Em contraste, o libertarianismo radical e consistente começa com a percepção de que o Estado é fundamentalmente diferente em sua natureza da sociedade e da economia, e está totalmente separado delas. A principal premissa do libertarianismo do Estado predador, como podemos chamá-lo, foi expressa de forma bastante incisiva pelos homens e mulheres da Velha Direita americana, como HL Mencken, Albert J. Nock, Frank Chodorov, Isabel Patterson e Rose Wilder Lane, cujo descendente intelectual mais eminente foi Murray Rothbard. Deles não veio nenhuma conversa sobre o crescimento do Estado para a “capacidade” adequada ou direcioná-lo para um caminho de eficiência social. Para eles, as marcas do Estado eram sua natureza predatória e sua existência separada da sociedade. Concluamos com duas passagens de autores da Velha Direita nesse sentido.
Albert Jay Nock expôs vividamente a natureza predatória do Estado em seu brilhante artigo “A criminalidade do Estado”:
a criminalidade do Estado não é nenhuma novidade nem é de estranhar. Começou quando o primeiro grupo predatório de homens se aglomerou e formou o Estado, e continuará enquanto o Estado existir no mundo, porque o Estado é fundamentalmente uma instituição antissocial, fundamentalmente criminosa. A ideia de que o Estado se originou para servir a qualquer tipo de propósito social é completamente a-histórica. Ele originou-se na conquista e no confisco, ou seja, no crime… Nenhum Estado conhecido na história se originou de qualquer outra maneira, ou para qualquer outro propósito. Como todas as instituições predatórias ou parasitárias, seu primeiro instinto é o da autopreservação. Todos os seus empreendimentos são direcionados primeiro para preservar sua própria vida e, segundo, para aumentar seu próprio poder e ampliar o escopo de sua própria atividade. Para isso, ele cometerá, e regularmente comete, qualquer crime que as circunstâncias tornem convenientes.
Em seu livro clássico The Rise and Fall of Society (pp. xix-xxi), Frank Chodorov enfatizou como, antes do século XX, a maioria dos filósofos políticos e o público em geral reconheciam corretamente a total separação e “alteridade” do Estado em relação à sociedade:
Em tempos passados, a tendência era olhar o Estado como algo a ser considerado, mas como um completo estranho. A gente convivia com o Estado o melhor que podia, temia-o ou admirava-o, esperava ser seduzido por ele e desfrutar de seus privilégios, ou mantinha-o à distância como uma coisa intocável; dificilmente se pensava no Estado como parte integrante da sociedade. Era preciso sustentar o Estado — não havia como fugir dos impostos — e tolerar suas intervenções como intervenções, não como a trama da vida.
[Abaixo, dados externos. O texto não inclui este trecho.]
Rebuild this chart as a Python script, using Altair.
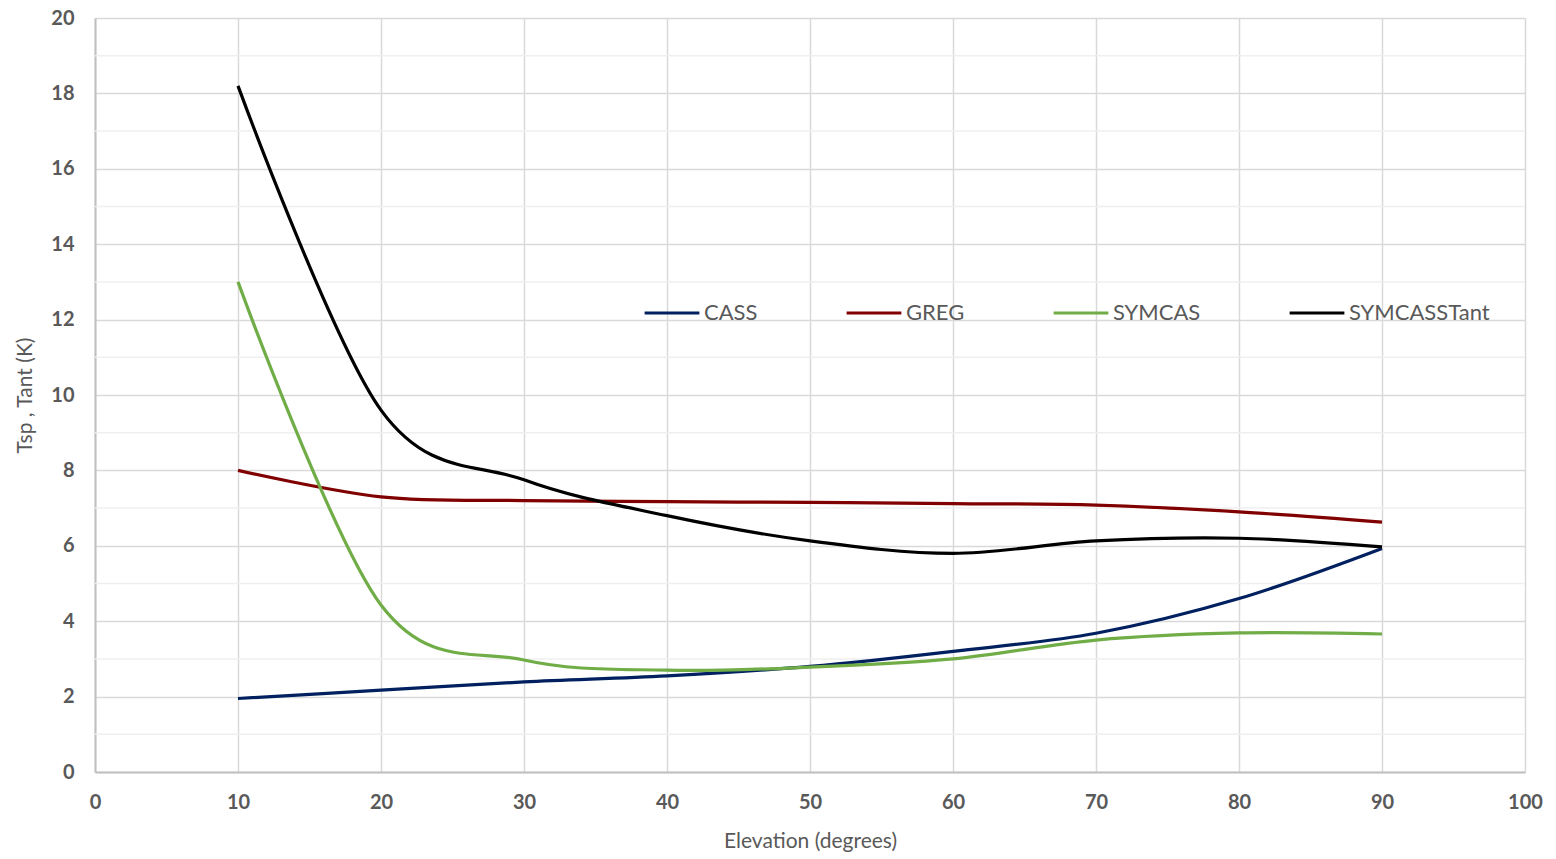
import altair as alt
import pandas as pd

# Data
elevation = [10, 20, 30, 40, 50, 60, 70, 80, 90]
cass = [1.95, 2.17, 2.39, 2.55, 2.80, 3.20, 3.68, 4.60, 5.93]
greg = [8.00, 7.30, 7.20, 7.17, 7.15, 7.12, 7.08, 6.90, 6.63]
symcas = [13.0, 4.43, 2.97, 2.70, 2.78, 3.00, 3.50, 3.69, 3.66]
symcasstant = [18.2, 9.60, 7.75, 6.80, 6.13, 5.80, 6.13, 6.20, 5.97]

series_names = ["CASS", "GREG", "SYMCAS", "SYMCASSTant"]
series_colors = ["#002060", "#800000", "#70AD47", "#000000"]

x_ticks = [0, 10, 20, 30, 40, 50, 60, 70, 80, 90, 100]
y_ticks = [0, 2, 4, 6, 8, 10, 12, 14, 16, 18, 20]
y_minor = [1, 3, 5, 7, 9, 11, 13, 15, 17, 19]

rows = []
for name, vals in zip(series_names, [cass, greg, symcas, symcasstant]):
    for e, v in zip(elevation, vals):
        rows.append({"Elevation": e, "Value": v, "Series": name})
df = pd.DataFrame(rows)
minor_df = pd.DataFrame({"Value": y_minor})

W, H = 1430, 754

x_scale = alt.Scale(domain=[0, 100], nice=False)
y_scale = alt.Scale(domain=[0, 20], nice=False)

y_axis = alt.Axis(
    values=y_ticks,
    title="Tsp , Tant (K)",
    grid=True,
    ticks=False,
    labelPadding=21,
    titlePadding=15,
)

minor = alt.Chart(minor_df).mark_rule(color="#efefef", strokeWidth=1.5).encode(
    y=alt.Y("Value:Q", scale=y_scale, axis=y_axis)
)

lines = alt.Chart(df).mark_line(
    strokeWidth=3.2, interpolate="cardinal", tension=0
).encode(
    x=alt.X(
        "Elevation:Q",
        scale=x_scale,
        axis=alt.Axis(
            values=x_ticks,
            title="Elevation (degrees)",
            grid=True,
            ticks=False,
            labelFlush=False,
            labelPadding=20,
            titlePadding=18,
        ),
    ),
    y=alt.Y("Value:Q", scale=y_scale, axis=y_axis),
    color=alt.Color(
        "Series:N",
        scale=alt.Scale(domain=series_names, range=series_colors),
        legend=alt.Legend(
            title=None,
            orient="none",
            direction="horizontal",
            legendX=548,
            legendY=266,
            symbolType="stroke",
            symbolSize=3000,
            symbolStrokeWidth=3,
            labelFontSize=22,
            labelFont="Lato",
            labelColor="#595959",
            labelOffset=3,
            columnPadding=82,
            labelLimit=400,
        ),
    ),
)

chart = (
    alt.layer(minor, lines)
    .properties(
        width=W,
        height=H,
        autosize=alt.AutoSizeParams(type="none"),
        padding={"left": 95, "top": 18, "right": 31, "bottom": 87},
    )
    .configure_view(stroke=None)
    .configure_axis(
        gridColor="#d9d9d9",
        gridWidth=1.5,
        domainColor="#bfbfbf",
        domainWidth=2,
        labelFont="Lato",
        labelFontWeight="bold",
        labelFontSize=20,
        labelColor="#595959",
        titleFont="Lato",
        titleFontWeight="normal",
        titleFontSize=21,
        titleColor="#595959",
    )
)

chart.save("out.html", embed_options={"renderer": "svg", "actions": False})
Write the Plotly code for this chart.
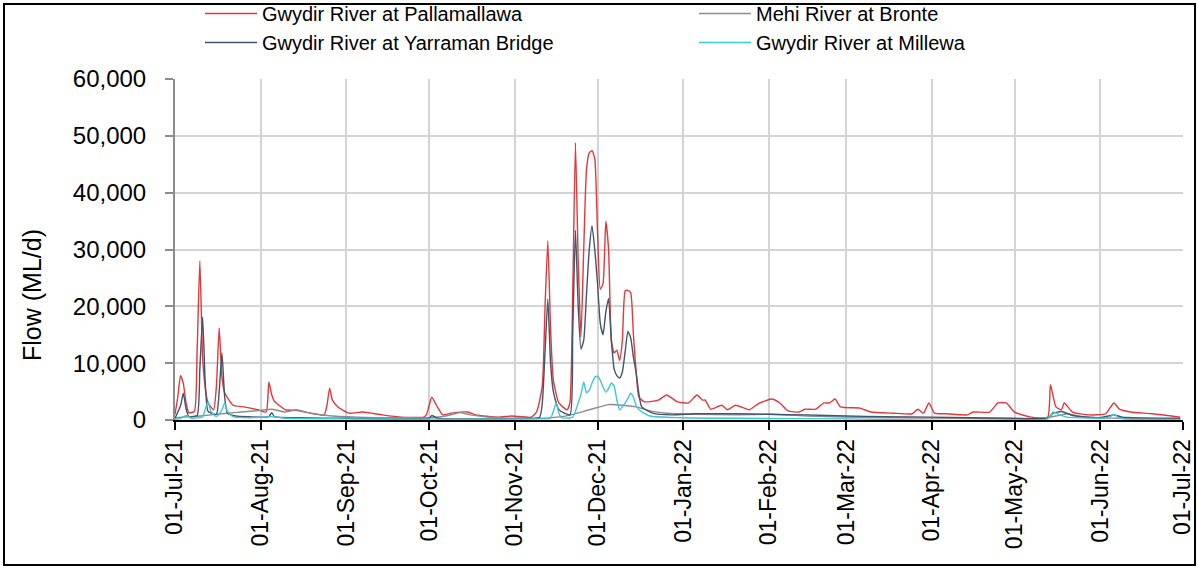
import plotly.graph_objects as go

# ---------------- data ----------------
pall_dates = [
    "2021-07-01", "2021-07-02", "2021-07-03", "2021-07-04", "2021-07-05", "2021-07-06", "2021-07-08",
    "2021-07-09", "2021-07-10", "2021-07-11", "2021-07-12", "2021-07-13", "2021-07-15", "2021-07-16",
    "2021-07-17", "2021-07-18", "2021-07-19", "2021-07-22", "2021-07-26", "2021-07-31", "2021-08-03",
    "2021-08-04", "2021-08-05", "2021-08-06", "2021-08-10", "2021-08-14", "2021-08-19", "2021-08-24",
    "2021-08-25", "2021-08-26", "2021-08-27", "2021-08-29", "2021-09-02", "2021-09-07", "2021-09-14",
    "2021-09-21", "2021-09-29", "2021-09-30", "2021-10-01", "2021-10-02", "2021-10-04", "2021-10-06",
    "2021-10-09", "2021-10-15", "2021-10-18", "2021-10-26", "2021-10-31", "2021-11-07", "2021-11-09",
    "2021-11-11", "2021-11-12", "2021-11-13", "2021-11-14", "2021-11-15", "2021-11-17", "2021-11-20",
    "2021-11-21", "2021-11-22", "2021-11-23", "2021-11-24", "2021-11-25", "2021-11-26", "2021-11-27",
    "2021-11-28", "2021-11-29", "2021-11-30", "2021-12-01", "2021-12-02", "2021-12-03", "2021-12-04",
    "2021-12-05", "2021-12-06", "2021-12-07", "2021-12-08", "2021-12-09", "2021-12-10", "2021-12-11",
    "2021-12-12", "2021-12-13", "2021-12-14", "2021-12-15", "2021-12-16", "2021-12-18", "2021-12-23",
    "2021-12-26", "2021-12-30", "2022-01-03", "2022-01-06", "2022-01-08", "2022-01-09", "2022-01-11",
    "2022-01-15", "2022-01-17", "2022-01-20", "2022-01-25", "2022-01-28", "2022-02-02", "2022-02-05",
    "2022-02-08", "2022-02-12", "2022-02-14", "2022-02-18", "2022-02-21", "2022-02-23", "2022-02-25",
    "2022-02-27", "2022-03-06", "2022-03-10", "2022-03-18", "2022-03-25", "2022-03-27", "2022-03-29",
    "2022-03-31", "2022-04-02", "2022-04-06", "2022-04-14", "2022-04-16", "2022-04-22", "2022-04-25",
    "2022-04-28", "2022-05-01", "2022-05-07", "2022-05-13", "2022-05-14", "2022-05-16", "2022-05-18",
    "2022-05-19", "2022-05-22", "2022-05-28", "2022-06-03", "2022-06-06", "2022-06-08", "2022-06-12",
    "2022-06-20", "2022-06-30",
]
pall_flow = [
    1000, 4000, 7800, 6500, 3000, 1300, 1500,
    12000, 28000, 11000, 5500, 3000, 1800, 6000,
    16200, 7500, 4800, 2600, 2300, 1800, 1400,
    6700, 4500, 3300, 1800, 1700, 1200, 900,
    2500, 5600, 3500, 2300, 1200, 1400, 900,
    500, 500, 900, 2500, 4000, 2300, 900,
    1200, 1400, 900, 500, 700, 500, 1500,
    6000, 20000, 31500, 16000, 7000, 3000, 1800,
    3000, 22000, 48800, 28000, 14600, 30000, 44000,
    47000, 47400, 46000, 33000, 23000, 24000, 35000,
    30000, 14000, 11800, 12300, 10500, 14000, 22700,
    22800, 22400, 15000, 8300, 4000, 3200, 3500,
    4400, 3200, 3000, 4400, 3500, 3500, 1900,
    2600, 1800, 2600, 1800, 2800, 3700, 3000,
    1600, 1400, 1900, 1900, 3000, 3000, 3700,
    2300, 2100, 1400, 1200, 1100, 1900, 1200,
    3000, 1200, 1100, 900, 1400, 1400, 3000,
    3000, 1400, 500, 500, 6200, 2300, 1800,
    3000, 1400, 900, 1100, 3000, 1900, 1400,
    1100, 500,
]

mehi_dates = [
    "2021-07-01", "2021-07-10", "2021-07-20", "2021-07-25", "2021-08-01", "2021-08-05", "2021-08-10",
    "2021-08-14", "2021-08-18", "2021-08-25", "2021-09-05", "2021-09-20", "2021-10-01", "2021-10-08",
    "2021-10-12", "2021-10-16", "2021-10-25", "2021-11-10", "2021-11-18", "2021-11-22", "2021-11-28",
    "2021-12-05", "2021-12-10", "2021-12-15", "2021-12-20", "2021-12-26", "2022-01-05", "2022-01-20",
    "2022-02-01", "2022-02-15", "2022-03-01", "2022-03-20", "2022-04-10", "2022-05-10", "2022-05-16",
    "2022-05-20", "2022-05-26", "2022-06-10", "2022-06-30",
]
mehi_flow = [
    400, 700, 1200, 1400, 1700, 1900, 1400,
    1800, 1300, 800, 500, 400, 400, 800,
    1300, 900, 400, 300, 600, 1000, 1800,
    2700, 2600, 2300, 1600, 1200, 1000, 900,
    1000, 700, 500, 400, 300, 200, 700,
    1100, 500, 300, 200,
]

yarr_dates = [
    "2021-07-01", "2021-07-03", "2021-07-04", "2021-07-05", "2021-07-06", "2021-07-09", "2021-07-10",
    "2021-07-11", "2021-07-12", "2021-07-13", "2021-07-16", "2021-07-17", "2021-07-18", "2021-07-19",
    "2021-07-20", "2021-07-23", "2021-08-01", "2021-08-04", "2021-08-05", "2021-08-06", "2021-08-15",
    "2021-09-01", "2021-10-01", "2021-10-02", "2021-10-04", "2021-11-01", "2021-11-10", "2021-11-11",
    "2021-11-12", "2021-11-13", "2021-11-14", "2021-11-15", "2021-11-17", "2021-11-21", "2021-11-22",
    "2021-11-23", "2021-11-24", "2021-11-25", "2021-11-26", "2021-11-27", "2021-11-28", "2021-11-29",
    "2021-11-30", "2021-12-01", "2021-12-02", "2021-12-03", "2021-12-04", "2021-12-05", "2021-12-06",
    "2021-12-07", "2021-12-08", "2021-12-09", "2021-12-10", "2021-12-11", "2021-12-12", "2021-12-13",
    "2021-12-14", "2021-12-15", "2021-12-16", "2021-12-17", "2021-12-21", "2021-12-28", "2022-01-05",
    "2022-01-20", "2022-02-01", "2022-02-15", "2022-03-01", "2022-03-15", "2022-04-01", "2022-05-01",
    "2022-05-13", "2022-05-15", "2022-05-18", "2022-05-22", "2022-06-01", "2022-06-06", "2022-06-09",
    "2022-06-30",
]
yarr_flow = [
    300, 2500, 4700, 2000, 600, 800, 9000,
    18100, 6000, 1500, 1000, 5000, 11800, 4000,
    1200, 700, 500, 600, 1300, 600, 400,
    300, 300, 800, 300, 250, 500, 3000,
    12000, 21300, 10000, 5000, 1800, 900, 15000,
    33400, 20000, 12500, 14000, 22000, 30000, 34200,
    30000, 24000, 17000, 15000, 19000, 21400, 14000,
    9000, 7800, 7400, 8500, 12000, 15600, 14500,
    11000, 8300, 4500, 2300, 1200, 900, 1100,
    1100, 1000, 900, 700, 600, 500, 300,
    300, 1200, 1500, 800, 400, 900, 500,
    300,
]

mill_dates = [
    "2021-07-01", "2021-07-03", "2021-07-05", "2021-07-07", "2021-07-11", "2021-07-12", "2021-07-13",
    "2021-07-14", "2021-07-16", "2021-07-18", "2021-07-19", "2021-07-20", "2021-07-22", "2021-07-28",
    "2021-08-05", "2021-08-10", "2021-09-01", "2021-10-01", "2021-11-12", "2021-11-14", "2021-11-15",
    "2021-11-16", "2021-11-17", "2021-11-18", "2021-11-22", "2021-11-24", "2021-11-25", "2021-11-26",
    "2021-11-27", "2021-11-28", "2021-11-29", "2021-11-30", "2021-12-01", "2021-12-02", "2021-12-03",
    "2021-12-04", "2021-12-05", "2021-12-06", "2021-12-07", "2021-12-08", "2021-12-09", "2021-12-11",
    "2021-12-12", "2021-12-13", "2021-12-14", "2021-12-15", "2021-12-16", "2021-12-20", "2021-12-31",
    "2022-01-20", "2022-03-01", "2022-05-13", "2022-05-15", "2022-05-17", "2022-05-20", "2022-06-04",
    "2022-06-06", "2022-06-08", "2022-06-30",
]
mill_flow = [
    100, 300, 800, 300, 600, 2000, 3200,
    1500, 600, 1800, 3000, 1500, 600, 400,
    600, 300, 200, 150, 200, 300, 1500,
    3000, 1200, 400, 500, 3000, 4500, 6700,
    4800, 5200, 6500, 7500, 7700, 7000, 5800,
    4900, 5500, 6500, 6000, 3500, 1800, 3000,
    3800, 4700, 4000, 2500, 1800, 700, 400,
    300, 200, 200, 1400, 1000, 500, 400,
    1000, 300, 100,
]

series_names = [
    "Gwydir River at Pallamallawa",
    "Mehi River at Bronte",
    "Gwydir River at Yarraman Bridge",
    "Gwydir River at Millewa",
]
series_colors = ["#E2383C", "#8C8C8C", "#44546A", "#3EC6DA"]

y_title = "Flow (ML/d)"
x_start, x_end = "2021-07-01", "2022-07-01"

FONT = "Liberation Sans, Arial, sans-serif"

# ---------------- figure ----------------
fig = go.Figure()
for name, color, xs, ys in zip(
    series_names,
    series_colors,
    [pall_dates, mehi_dates, yarr_dates, mill_dates],
    [pall_flow, mehi_flow, yarr_flow, mill_flow],
):
    fig.add_trace(
        go.Scatter(
            x=xs,
            y=ys,
            mode="lines",
            name=name,
            line=dict(color=color, width=1.4, shape="spline", smoothing=0.5),
        )
    )

L, R, T, B = 175, 15, 79, 148
W, H = 1198, 568
pw, ph = W - L - R, H - T - B

fig.update_layout(
    width=W,
    height=H,
    margin=dict(l=L, r=R, t=T, b=B, autoexpand=False),
    paper_bgcolor="white",
    plot_bgcolor="white",
    font=dict(family=FONT, color="black"),
    showlegend=True,
    legend=dict(
        orientation="h",
        x=(200 - L) / pw,
        xanchor="left",
        y=(H - B + 6) / ph,
        yanchor="top",
        font=dict(family=FONT, size=20, color="black"),
        itemwidth=52,
        entrywidth=427,
        entrywidthmode="pixels",
        bgcolor="rgba(0,0,0,0)",
        traceorder="normal",
    ),
    xaxis=dict(
        type="date",
        range=[x_start, x_end],
        tick0=x_start,
        dtick="M1",
        tickformat="%d-%b-%y",
        tickangle=-90,
        ticks="outside",
        ticklen=8,
        tickwidth=1.5,
        tickcolor="black",
        showline=True,
        linecolor="black",
        linewidth=2,
        showgrid=True,
        gridcolor="#D4D4D4",
        gridwidth=1.5,
        zeroline=False,
        tickfont=dict(family=FONT, size=23, color="black"),
    ),
    yaxis=dict(
        range=[0, 60000],
        tick0=0,
        dtick=10000,
        tickformat=",",
        ticks="outside",
        ticklen=8,
        tickwidth=1.5,
        tickcolor="#8C8C8C",
        showline=True,
        linecolor="#8C8C8C",
        linewidth=2,
        showgrid=True,
        gridcolor="#D4D4D4",
        gridwidth=1.5,
        zeroline=False,
        ticklabelstandoff=14,
        tickfont=dict(family=FONT, size=24, color="black"),
    ),
)

# y-axis title (placed as in the reference, a little below the axis centre)
fig.add_annotation(
    text=y_title,
    xref="paper",
    yref="paper",
    x=(32 - L) / pw,
    y=(H - B - 295) / ph,
    xanchor="center",
    yanchor="middle",
    textangle=-90,
    showarrow=False,
    font=dict(family=FONT, size=25, color="black"),
)

# outer border of the chart
fig.add_shape(
    type="rect",
    xref="paper",
    yref="paper",
    x0=(4 - L) / pw,
    x1=(W - 3 - L) / pw,
    y0=(H - B - (H - 3)) / ph,
    y1=(H - B - 4) / ph,
    line=dict(color="black", width=2),
    fillcolor="rgba(0,0,0,0)",
    layer="above",
)

fig.write_html(
    "out.html",
    config={"displayModeBar": False},
    post_script="document.body.style.margin='0';document.body.style.overflow='hidden';",
)
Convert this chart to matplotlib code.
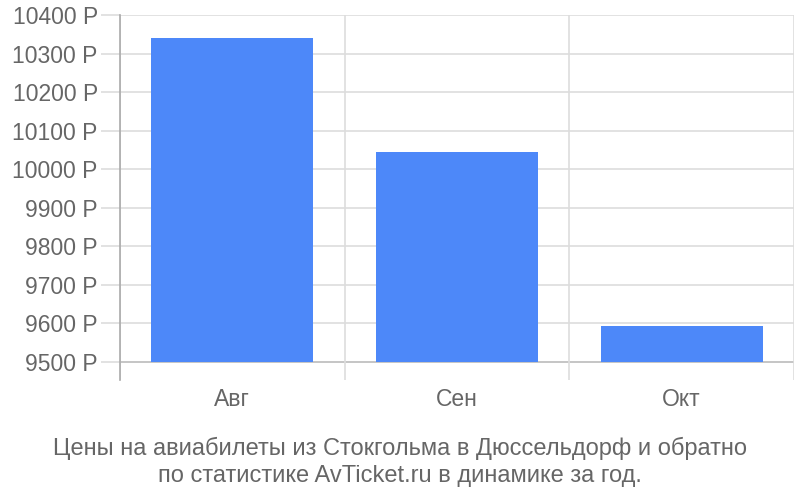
import matplotlib.pyplot as plt
import numpy as np

# data
months = ["Авг", "Сен", "Окт"]
prices = [10340, 10043, 9593]
y_ticks = [9500, 9600, 9700, 9800, 9900, 10000, 10100, 10200, 10300, 10400]
title_lines = ["Цены на авиабилеты из Стокгольма в Дюссельдорф и обратно",
               "по статистике AvTicket.ru в динамике за год."]

plt.rcParams['font.family'] = ['Liberation Sans', 'DejaVu Sans']
text_color = '#666666'

fig = plt.figure(figsize=(8, 5), dpi=100)
ax = fig.add_axes([0.15, 0.24, 0.8425, 0.73])

x = np.arange(len(months))
base = y_ticks[0]
ax.bar(x, np.array(prices) - base, bottom=base, width=0.72, color='#4d88f9', zorder=3)

ax.set_xlim(-0.5, len(months) - 0.5)
ax.set_ylim(9452, 10400)

# horizontal grid + tick marks sticking out left
ax.set_yticks(y_ticks)
ax.set_yticklabels([f"{v} Р" for v in y_ticks])
for v in y_ticks:
    ax.axhline(v, color='#bbbbbb' if v == base else '#dddddd', lw=1.2, zorder=1)
ax.tick_params(axis='y', length=14, width=1.2, color='#dddddd', pad=2,
               labelsize=16.5, labelcolor=text_color)

# vertical separators between categories
ax.set_xticks(x)
ax.set_xticklabels(months)
ax.set_xticks(np.arange(-0.5, len(months)), minor=True)
ax.grid(axis='x', which='minor', color='#dddddd', lw=1.2, zorder=1)
ax.tick_params(axis='x', which='major', length=0, pad=6, labelsize=16.5, labelcolor=text_color)
ax.tick_params(axis='x', which='minor', length=0)

for side in ['top', 'right', 'bottom']:
    ax.spines[side].set_visible(False)
ax.spines['left'].set_color('#aaaaaa')
ax.spines['left'].set_linewidth(1.2)

fig.text(0.5, 0.104, title_lines[0], ha='center', va='center', fontsize=17, color=text_color)
fig.text(0.5, 0.048, title_lines[1], ha='center', va='center', fontsize=17, color=text_color)

fig.savefig('out.png', dpi=100)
E o próprio Estado se orgulhava de sua posição à parte e acima da sociedade. A disposição atual é liquidar qualquer distinção entre Estado e Sociedade, conceitual ou institucionalmente…. A ideia de que este aparato de poder é de fato o inimigo da Sociedade, que os interesses dessas instituições estão em oposição, é simplesmente impensável….[A]té a era moderna, era considerado um axioma que o Estado precisa ser constantemente vigiado, que tendências perniciosas estão embutidas nele.